What about your credit after a Chapter 7 case?
The bankruptcy will appear on your credit report for up to ten (10) years after you file. Other negative marks on your credit must be removed after seven (7) years (like late payments on credit cards, foreclosures, etc).
However, according to my former clients, this is usually not as big a problem as most people think. Credit lending agencies know you won’t be able to file another Chapter 7 bankruptcy for at least 8 years, and therefore, they don’t have that risk to bear.
You will not get as high a credit limit as you once had, or be able to borrow a large sum of money, but getting some credit (such as a secured credit card) shouldn’t be that difficult and you can rebuild your credit over time.
What you will likely face is higher interest rates, required higher down payments, more points, etc.
See my article on credit scores after bankruptcy for more information.
A word about credit cards and cash advances
Any debt aggregating more than $550.00 from any single creditor for non-essential,”luxury” goods, or cash advances totaling over $825.00 on a credit card, incurred or taken within 90 days prior to filing the bankruptcy, are presumed to be nondischargeable.

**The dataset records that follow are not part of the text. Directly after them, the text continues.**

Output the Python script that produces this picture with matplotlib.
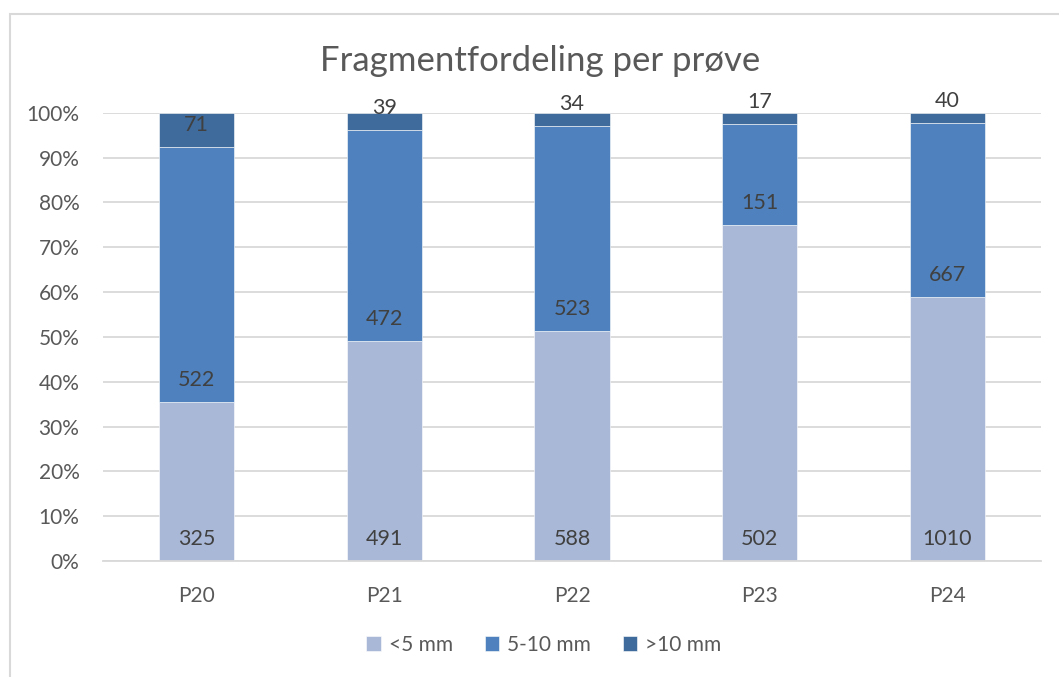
import numpy as np
import matplotlib
matplotlib.use("Agg")
import matplotlib.pyplot as plt
from matplotlib.patches import Rectangle
from matplotlib.ticker import PercentFormatter

plt.rcParams['font.family'] = ['Lato', 'DejaVu Sans']

# fragmenter per prøve, antall i hver størrelsesklasse
prover = ["P20", "P21", "P22", "P23", "P24"]
klasser = ["<5 mm", "5-10 mm", ">10 mm"]
under_5 = [325, 491, 588, 502, 1010]
mellom_5_10 = [522, 472, 523, 151, 667]
over_10 = [71, 39, 34, 17, 40]
farger = ["#A9B8D6", "#4E81BD", "#3E6A9C"]

antall = np.array([under_5, mellom_5_10, over_10], dtype=float)
andel = antall / antall.sum(axis=0)

fig = plt.figure(figsize=(10.59, 6.77), dpi=100)
ax = fig.add_axes([103 / 1059, 1 - 561 / 677, (1041 - 103) / 1059, (561 - 112.7) / 677])

# ramme rundt diagramområdet
fig.patches.append(Rectangle((10 / 1059, -0.1), 1.2, 1 - 14 / 677 + 0.1,
                             transform=fig.transFigure, fill=False,
                             edgecolor="#D9D9D9", linewidth=1.5, zorder=0))

x = np.arange(len(prover))
bunn = np.zeros(len(prover))
for i, klasse in enumerate(klasser):
    ax.bar(x, andel[i], 0.4, bottom=bunn, color=farger[i], label=klasse,
           edgecolor="white", linewidth=0.4, zorder=2)
    for j in range(len(prover)):
        ax.annotate(f"{int(antall[i, j])}", (x[j], bunn[j]), xytext=(0, 24),
                    textcoords="offset pixels", ha="center", va="center_baseline",
                    fontsize=15.5, color="#404040", zorder=3)
    bunn += andel[i]

ax.set_xlim(-0.5, len(prover) - 0.5)
ax.set_ylim(0, 1)
ax.set_yticks(np.arange(0, 1.01, 0.1))
ax.yaxis.set_major_formatter(PercentFormatter(1.0, decimals=0))
ax.set_xticks(x)
ax.set_xticklabels(prover)
ax.tick_params(axis="y", length=0, pad=17, labelsize=15, labelcolor="#595959")
ax.tick_params(axis="x", length=0, pad=18, labelsize=15, labelcolor="#595959")
ax.grid(axis="y", color="#D9D9D9", linewidth=1.3, zorder=0)
ax.set_axisbelow(True)
for side in ["top", "right", "left"]:
    ax.spines[side].set_visible(False)
ax.spines["bottom"].set_color("#D9D9D9")
ax.spines["bottom"].set_linewidth(1.3)

fig.text(540 / 1059, 1 - 61 / 677, "Fragmentfordeling per prøve", ha="center",
         va="center", fontsize=25, color="#595959")

fig.legend(loc="center", bbox_to_anchor=(544 / 1059, 1 - 645 / 677), ncol=3,
           frameon=False, fontsize=15, labelcolor="#595959", handlelength=0.7,
           handleheight=0.7, handletextpad=0.4, columnspacing=1.5)

fig.savefig("out.png", dpi=100)
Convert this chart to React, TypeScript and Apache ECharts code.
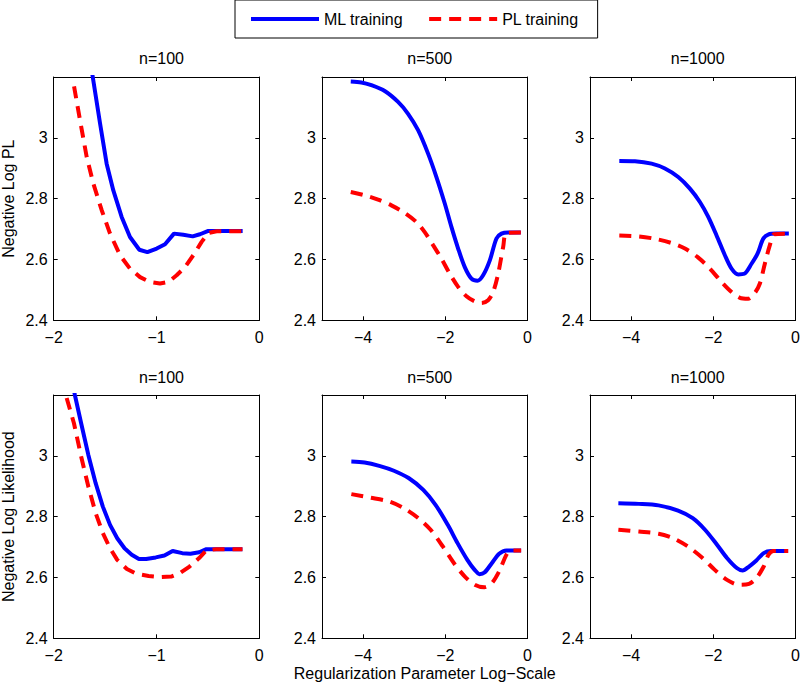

The obvious reason for this is to discourage would-be debtors from “running up” their credit charges, then filing bankruptcy.
To be safe, do not use your credit cards for anything other than food, clothing and other essentials during this two month period (actually, it’s best not to use them at all).
It may also be considered grounds for objecting to your discharge if you have taken cash advances on one credit card to pay the minimum balances on the others, or if you transfer balances from one card to another shortly before filing bankruptcy.
You should consult with your attorney about your personal situation.
This particular provision is just a presumption of nondischargeability. It does not mean that if you wait more than 90 days you are magically free from nondischargeability issues.
Nor does it mean that if you file the bankruptcy within the 90 days that you won’t be able to discharge that debt.